Wanted: Training Consultant (Those Good with Animals Need Not Apply!)

The title of this Session is, of course, somewhat facetious! To be a good animal trainer, one does need to understand training and be good with animals. However, sometimes the most important skills needed to solve behavioral problems are not animal-training skills. People skills, observational skills, and organizational skills can be key to finding solutions to behavioral problems. Before tackling a behavioral problem with the household pet or a large zoo animal, several factors need to be considered. This Session will focus on those other factors that need to be addressed while trying to solve animal-related problems. A review of various case studies will help reveal the right tools to start out with and why animal skills may not be the only talent required.

Ken Ramirez

Ken Ramirez is the Executive Vice-President (EVP) and Chief Training Officer of Karen Pryor Clicker Training. There he helps to oversee the vision, development, and implementation of training education programs for the organization.

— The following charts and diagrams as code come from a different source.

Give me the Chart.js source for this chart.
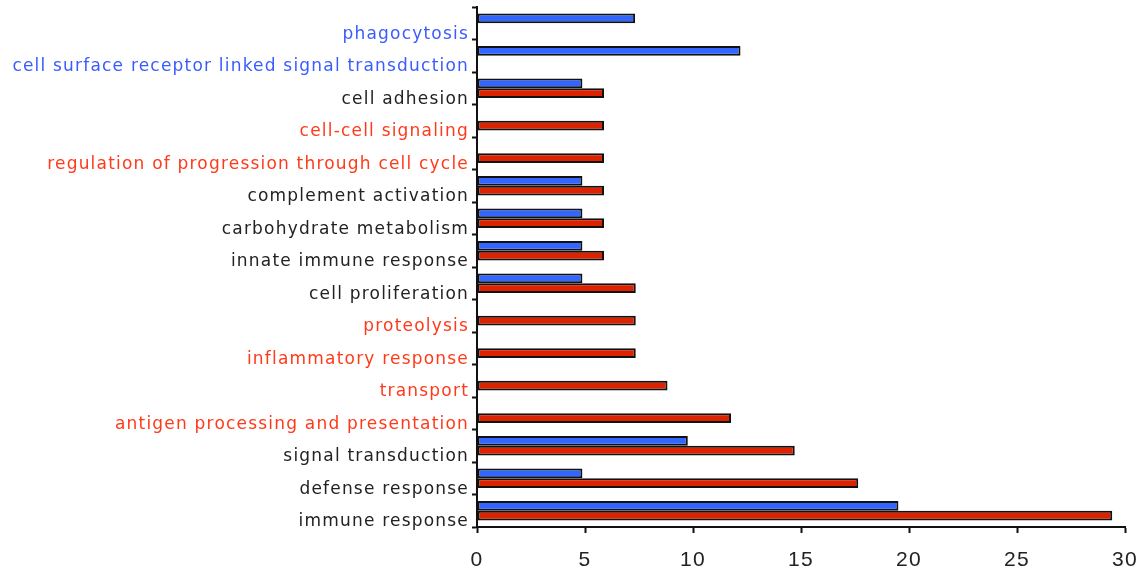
<!DOCTYPE html>
<html>
<head>
<meta charset="utf-8">
<script src="https://cdn.jsdelivr.net/npm/chart.js@4/dist/chart.umd.min.js"></script>
<style>
  html, body { margin: 0; padding: 0; background: #ffffff; }
  canvas { display: block; }
</style>
</head>
<body>
<canvas id="go" width="1148" height="569"></canvas>
<script>
// GO biological process terms, listed top to bottom
const categories = [
  "phagocytosis",
  "cell surface receptor linked signal transduction",
  "cell adhesion",
  "cell-cell signaling",
  "regulation of progression through cell cycle",
  "complement activation",
  "carbohydrate metabolism",
  "innate immune response",
  "cell proliferation",
  "proteolysis",
  "inflammatory response",
  "transport",
  "antigen processing and presentation",
  "signal transduction",
  "defense response",
  "immune response"
];

// Percent of genes per term (null = term absent from that set)
const blueValues = [7.32, 12.2, 4.88, null, null, 4.88, 4.88, 4.88, 4.88, null, null, null, null, 9.76, 4.88, 19.51];
const redValues  = [null, null, 5.88, 5.88, 5.88, 5.88, 5.88, 5.88, 7.35, 7.35, 7.35, 8.82, 11.76, 14.71, 17.65, 29.41];

// Which set each term is specific to: "b" blue only, "r" red only, "k" shared
const labelGroups = ["b", "b", "k", "r", "r", "k", "k", "k", "k", "r", "r", "r", "r", "k", "k", "k"];

const xTicks = [0, 5, 10, 15, 20, 25, 30];

const groupColors = { b: "#3a5cff", r: "#ff3a1a", k: "#222222" };
const LABEL_FONT = "'DejaVu Sans', Verdana, sans-serif";
const NUM_FONT = "'Liberation Sans', Arial, sans-serif";

// Wider tracking for all axis text
const trackingPlugin = {
  id: "tracking",
  beforeDraw(chart) { chart.ctx.letterSpacing = "1.2px"; },
  beforeDatasetsDraw(chart) { chart.ctx.letterSpacing = "0px"; }
};

new Chart(document.getElementById("go"), {
  type: "bar",
  data: {
    labels: categories,
    datasets: [
      {
        label: "blue set",
        data: blueValues,
        backgroundColor: "#3366ff",
        borderColor: "#111111",
        borderWidth: 2,
        borderSkipped: false,
        barPercentage: 1.0,
        categoryPercentage: 0.6
      },
      {
        label: "red set",
        data: redValues,
        backgroundColor: "#dd2200",
        borderColor: "#111111",
        borderWidth: 2,
        borderSkipped: false,
        barPercentage: 1.0,
        categoryPercentage: 0.6
      }
    ]
  },
  plugins: [trackingPlugin],
  options: {
    indexAxis: "y",
    responsive: false,
    animation: false,
    layout: { padding: { top: 7, right: 23, bottom: 0, left: 0 } },
    plugins: {
      legend: { display: false },
      tooltip: { enabled: false }
    },
    scales: {
      y: {
        type: "category",
        offset: true,
        grid: {
          offset: true,
          drawOnChartArea: false,
          drawTicks: true,
          tickLength: 5,
          tickWidth: 2,
          tickColor: "#111111"
        },
        border: { display: true, color: "#111111", width: 2 },
        ticks: {
          autoSkip: false,
          padding: 3,
          labelOffset: 11,
          font: { family: LABEL_FONT, size: 17 },
          color: (ctx) => groupColors[labelGroups[ctx.index]]
        },
        afterFit: (scale) => {
          scale.width = 477;
          scale.paddingTop = 0;
          scale.paddingBottom = 0;
        }
      },
      x: {
        type: "linear",
        min: 0,
        max: 30,
        afterBuildTicks: (scale) => { scale.ticks = xTicks.map(v => ({ value: v })); },
        grid: {
          drawOnChartArea: false,
          drawTicks: true,
          tickLength: 6,
          tickWidth: 2,
          tickColor: "#111111"
        },
        border: { display: true, color: "#111111", width: 2 },
        ticks: {
          padding: 15,
          font: { family: NUM_FONT, size: 21 },
          color: "#222222",
          maxRotation: 0
        },
        afterFit: (scale) => {
          scale.height = 42;
          scale.paddingLeft = 0;
          scale.paddingRight = 0;
        }
      }
    }
  }
});
</script>
</body>
</html>
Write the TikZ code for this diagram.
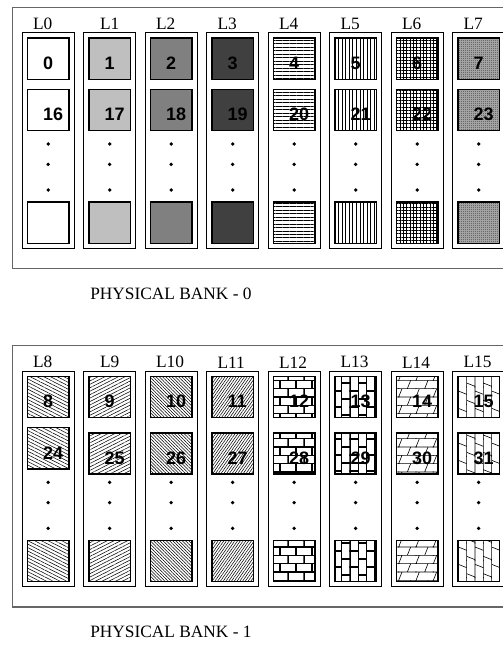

Previously, Ken served as EVP of animal care and animal training at Chicago's Shedd Aquarium, where he developed and supervised animal care and animal health programs, staff training and development, and public presentation programs for more than 32,000 animals. Ken worked at Shedd Aquarium for more than 25 years and continues as a consultant to this day.

A 35+-year veteran of animal care and training, Ken is a biologist and animal behaviorist who has overseen or consulted on training projects for many zoological organizations throughout the world. He began his training career working with guide dogs for the visually impaired and has maintained a close affiliation with pet training throughout his career. Ken hosted two successful seasons of the pet-training television series Talk to the Animals that compared pet training to the important work done with training and caring for animals in zoological facilities. Recently, he has also recently worked closely with several search-and-rescue-dog organizations and service-dog groups, as well as with bomb and narcotic dogs.

Ken has been active in several professional organizations, including the International Marine Animal Trainer’s Association (IMATA), of which he is a past president. He has been actively involved in the creation of a certification process for animal trainers in zoological settings. Ken has written for numerous scientific publications and authored countless popular articles. He authored the book ANIMAL TRAINING: Successful Animal Management through Positive Reinforcement, published in 1999. Ken teaches a graduate course on animal training at Western Illinois University.